→ **Available data**:
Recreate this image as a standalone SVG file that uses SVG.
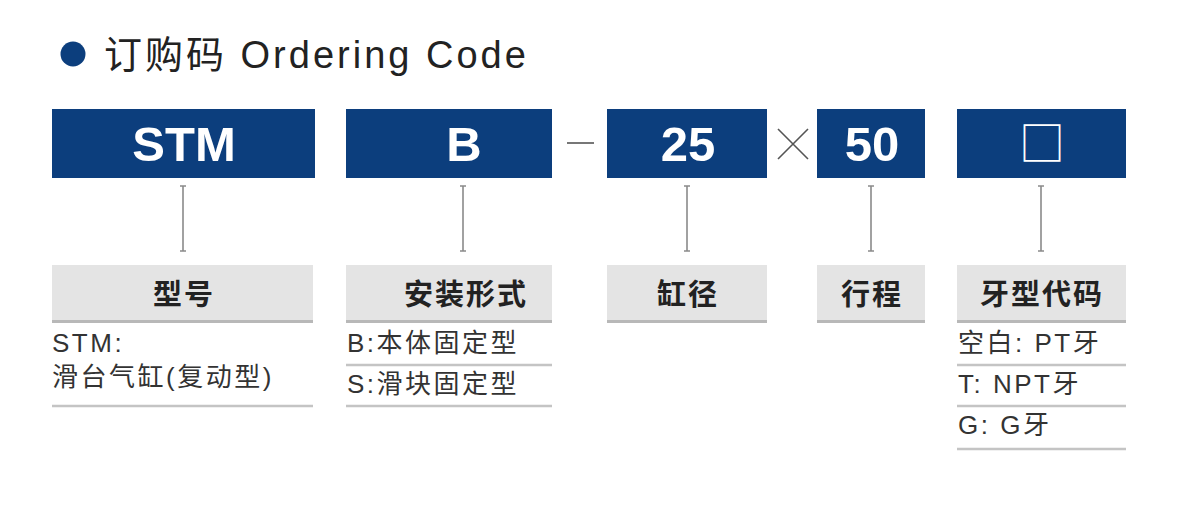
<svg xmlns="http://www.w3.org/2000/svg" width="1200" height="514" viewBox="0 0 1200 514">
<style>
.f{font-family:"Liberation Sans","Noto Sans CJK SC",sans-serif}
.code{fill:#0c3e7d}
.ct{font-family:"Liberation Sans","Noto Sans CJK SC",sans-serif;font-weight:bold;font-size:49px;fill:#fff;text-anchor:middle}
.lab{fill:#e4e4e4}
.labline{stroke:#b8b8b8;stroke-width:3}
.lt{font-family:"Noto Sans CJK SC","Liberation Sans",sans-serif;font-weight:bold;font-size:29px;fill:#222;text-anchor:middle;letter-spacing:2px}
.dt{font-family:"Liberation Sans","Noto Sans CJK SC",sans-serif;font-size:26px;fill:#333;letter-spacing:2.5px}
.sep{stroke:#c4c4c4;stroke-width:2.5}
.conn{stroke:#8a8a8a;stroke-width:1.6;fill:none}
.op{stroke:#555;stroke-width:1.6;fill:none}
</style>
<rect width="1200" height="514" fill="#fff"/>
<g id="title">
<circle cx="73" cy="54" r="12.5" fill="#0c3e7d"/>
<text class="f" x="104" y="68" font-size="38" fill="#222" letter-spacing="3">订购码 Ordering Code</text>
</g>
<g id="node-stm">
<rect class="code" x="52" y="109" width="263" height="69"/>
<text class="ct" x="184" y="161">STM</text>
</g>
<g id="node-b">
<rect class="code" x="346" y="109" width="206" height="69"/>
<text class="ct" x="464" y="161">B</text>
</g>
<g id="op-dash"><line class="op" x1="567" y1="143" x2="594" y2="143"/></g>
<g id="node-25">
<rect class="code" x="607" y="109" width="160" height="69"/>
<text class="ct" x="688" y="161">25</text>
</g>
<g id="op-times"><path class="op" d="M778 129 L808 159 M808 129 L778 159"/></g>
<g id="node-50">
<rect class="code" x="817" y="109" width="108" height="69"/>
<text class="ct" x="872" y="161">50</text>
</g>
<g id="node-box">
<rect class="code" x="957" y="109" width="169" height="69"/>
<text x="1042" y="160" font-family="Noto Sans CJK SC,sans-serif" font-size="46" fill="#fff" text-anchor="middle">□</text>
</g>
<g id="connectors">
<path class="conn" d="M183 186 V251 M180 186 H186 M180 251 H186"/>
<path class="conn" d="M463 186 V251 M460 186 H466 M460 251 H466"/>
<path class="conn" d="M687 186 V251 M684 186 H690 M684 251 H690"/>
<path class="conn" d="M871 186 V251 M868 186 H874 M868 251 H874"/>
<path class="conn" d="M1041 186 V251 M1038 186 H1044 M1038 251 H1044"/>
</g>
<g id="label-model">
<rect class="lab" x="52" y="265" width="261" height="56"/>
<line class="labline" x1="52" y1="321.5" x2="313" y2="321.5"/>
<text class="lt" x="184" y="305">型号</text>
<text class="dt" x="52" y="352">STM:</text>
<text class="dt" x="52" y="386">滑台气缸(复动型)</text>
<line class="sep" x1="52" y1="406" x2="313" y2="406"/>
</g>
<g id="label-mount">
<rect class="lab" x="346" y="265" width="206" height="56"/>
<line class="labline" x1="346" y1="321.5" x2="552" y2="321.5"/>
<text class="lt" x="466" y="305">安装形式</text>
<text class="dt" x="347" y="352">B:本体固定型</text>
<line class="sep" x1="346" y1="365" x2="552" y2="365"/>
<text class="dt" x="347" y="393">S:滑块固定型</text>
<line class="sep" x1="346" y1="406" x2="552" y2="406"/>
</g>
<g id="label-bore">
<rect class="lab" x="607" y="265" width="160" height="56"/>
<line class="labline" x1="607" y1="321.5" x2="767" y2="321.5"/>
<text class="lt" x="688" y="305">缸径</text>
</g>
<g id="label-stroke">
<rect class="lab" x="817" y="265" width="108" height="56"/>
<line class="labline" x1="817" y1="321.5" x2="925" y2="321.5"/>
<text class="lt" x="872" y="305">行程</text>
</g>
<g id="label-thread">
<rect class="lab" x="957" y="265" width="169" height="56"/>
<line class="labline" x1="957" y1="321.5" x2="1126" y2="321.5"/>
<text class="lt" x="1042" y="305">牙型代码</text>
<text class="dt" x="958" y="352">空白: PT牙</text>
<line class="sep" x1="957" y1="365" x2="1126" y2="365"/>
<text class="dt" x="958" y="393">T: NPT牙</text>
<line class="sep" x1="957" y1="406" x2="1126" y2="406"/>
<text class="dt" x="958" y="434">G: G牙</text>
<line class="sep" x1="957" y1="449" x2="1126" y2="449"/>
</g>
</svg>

→ **Task requirements**: Repeat the material above in full and unchanged, minus its images.

→ **Task result**:
Recreate this image as a standalone SVG file that uses SVG.
<svg xmlns="http://www.w3.org/2000/svg" width="1200" height="514" viewBox="0 0 1200 514">
<style>
.f{font-family:"Liberation Sans","Noto Sans CJK SC",sans-serif}
.code{fill:#0c3e7d}
.ct{font-family:"Liberation Sans","Noto Sans CJK SC",sans-serif;font-weight:bold;font-size:49px;fill:#fff;text-anchor:middle}
.lab{fill:#e4e4e4}
.labline{stroke:#b8b8b8;stroke-width:3}
.lt{font-family:"Noto Sans CJK SC","Liberation Sans",sans-serif;font-weight:bold;font-size:29px;fill:#222;text-anchor:middle;letter-spacing:2px}
.dt{font-family:"Liberation Sans","Noto Sans CJK SC",sans-serif;font-size:26px;fill:#333;letter-spacing:2.5px}
.sep{stroke:#c4c4c4;stroke-width:2.5}
.conn{stroke:#8a8a8a;stroke-width:1.6;fill:none}
.op{stroke:#555;stroke-width:1.6;fill:none}
</style>
<rect width="1200" height="514" fill="#fff"/>
<g id="title">
<circle cx="73" cy="54" r="12.5" fill="#0c3e7d"/>
<text class="f" x="104" y="68" font-size="38" fill="#222" letter-spacing="3">订购码 Ordering Code</text>
</g>
<g id="node-stm">
<rect class="code" x="52" y="109" width="263" height="69"/>
<text class="ct" x="184" y="161">STM</text>
</g>
<g id="node-b">
<rect class="code" x="346" y="109" width="206" height="69"/>
<text class="ct" x="464" y="161">B</text>
</g>
<g id="op-dash"><line class="op" x1="567" y1="143" x2="594" y2="143"/></g>
<g id="node-25">
<rect class="code" x="607" y="109" width="160" height="69"/>
<text class="ct" x="688" y="161">25</text>
</g>
<g id="op-times"><path class="op" d="M778 129 L808 159 M808 129 L778 159"/></g>
<g id="node-50">
<rect class="code" x="817" y="109" width="108" height="69"/>
<text class="ct" x="872" y="161">50</text>
</g>
<g id="node-box">
<rect class="code" x="957" y="109" width="169" height="69"/>
<text x="1042" y="160" font-family="Noto Sans CJK SC,sans-serif" font-size="46" fill="#fff" text-anchor="middle">□</text>
</g>
<g id="connectors">
<path class="conn" d="M183 186 V251 M180 186 H186 M180 251 H186"/>
<path class="conn" d="M463 186 V251 M460 186 H466 M460 251 H466"/>
<path class="conn" d="M687 186 V251 M684 186 H690 M684 251 H690"/>
<path class="conn" d="M871 186 V251 M868 186 H874 M868 251 H874"/>
<path class="conn" d="M1041 186 V251 M1038 186 H1044 M1038 251 H1044"/>
</g>
<g id="label-model">
<rect class="lab" x="52" y="265" width="261" height="56"/>
<line class="labline" x1="52" y1="321.5" x2="313" y2="321.5"/>
<text class="lt" x="184" y="305">型号</text>
<text class="dt" x="52" y="352">STM:</text>
<text class="dt" x="52" y="386">滑台气缸(复动型)</text>
<line class="sep" x1="52" y1="406" x2="313" y2="406"/>
</g>
<g id="label-mount">
<rect class="lab" x="346" y="265" width="206" height="56"/>
<line class="labline" x1="346" y1="321.5" x2="552" y2="321.5"/>
<text class="lt" x="466" y="305">安装形式</text>
<text class="dt" x="347" y="352">B:本体固定型</text>
<line class="sep" x1="346" y1="365" x2="552" y2="365"/>
<text class="dt" x="347" y="393">S:滑块固定型</text>
<line class="sep" x1="346" y1="406" x2="552" y2="406"/>
</g>
<g id="label-bore">
<rect class="lab" x="607" y="265" width="160" height="56"/>
<line class="labline" x1="607" y1="321.5" x2="767" y2="321.5"/>
<text class="lt" x="688" y="305">缸径</text>
</g>
<g id="label-stroke">
<rect class="lab" x="817" y="265" width="108" height="56"/>
<line class="labline" x1="817" y1="321.5" x2="925" y2="321.5"/>
<text class="lt" x="872" y="305">行程</text>
</g>
<g id="label-thread">
<rect class="lab" x="957" y="265" width="169" height="56"/>
<line class="labline" x1="957" y1="321.5" x2="1126" y2="321.5"/>
<text class="lt" x="1042" y="305">牙型代码</text>
<text class="dt" x="958" y="352">空白: PT牙</text>
<line class="sep" x1="957" y1="365" x2="1126" y2="365"/>
<text class="dt" x="958" y="393">T: NPT牙</text>
<line class="sep" x1="957" y1="406" x2="1126" y2="406"/>
<text class="dt" x="958" y="434">G: G牙</text>
<line class="sep" x1="957" y1="449" x2="1126" y2="449"/>
</g>
</svg>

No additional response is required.